In “Who’s got the tag? Database truth versus file truth, part 3″, Jon Udell contrasts the Microsoft Vista and Mac OS X ways of associating metadata tags with image files: Vista tends to store them into the image files, and Mac OS X tends to leave the files untouched and use a separate database to store the tags (or at least Jon was under this impression).
There’s a great discussion about the relative advantages of the two approaches on the blog. Basically, storing the tags in the file makes the association harder to lose as you move the file around, and storing the tags separately avoids modifying the user’s data file. Neither one is obviously in accord with the user’s intention in all cases.
I think the issue has whole extra layers of subtlety. We perceive metadata that is stored within a data file as being what Jon Udell calls “file truth”. Since there’s only one set of metadata stored in the file, it becomes the One True Metadata. On the other hand, metadata stored in a separate database reads as the opinion of the maintainer of the database. This is exactly what social bookmarking systems such as del.icio.usdo: each attribution of a tag to a URL is also associated with a user making that attribution.
A pluralistic society requires a separate metadatabase!
This isn’t just another engineering tradeoff, though. The truth about “file truth” is that it’s still an opinion—the opinion of the last agent to modify the metadata within the file. When there’s One True Metadata, we can only represent disagreements by obliterating the last guy’s assertion.
Imagine trying to tag a scan of a photo taken at your parents’ wedding of someone you don’t recognize. You think it’s Dad’s college roommate, but your sister thinks it’s Mom’s second cousin. You have one “person depicted” slot: do you fight over it? Do you leave it blank and explain the situation in a semantically bland catch-all description field? Or do you each tag it as you will in your respective databases?
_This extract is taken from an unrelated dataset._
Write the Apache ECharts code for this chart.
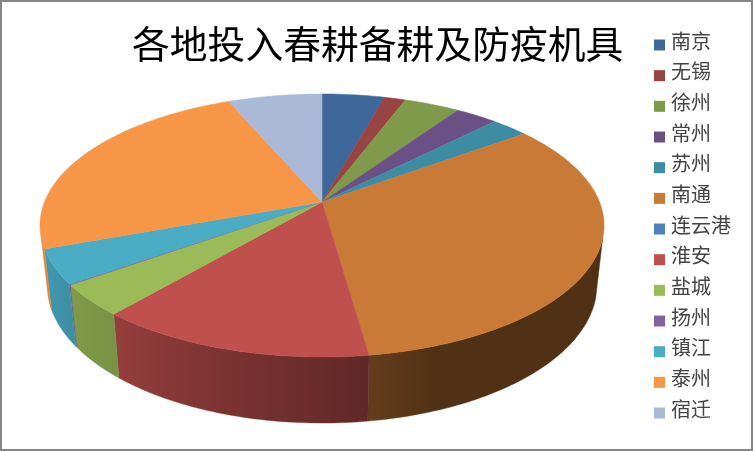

Not only is it unrealistic to allow for only one true description of a file, it’s also time we stopped regarding metadata as lost forever just because it’s not stored in the file. We could set up a distributed database that works like Gracenote‘s CD identification database, but for all files instead of just music files. As with CDs, the lookup key for a file can be generated by anyone who possesses the file (by applying a secure hash), but the particular metadata obtained depends on which tagger’s part of the repository is consulted. It’s all doable, and it would eliminate blogstorms about how evil application X erases user metadata.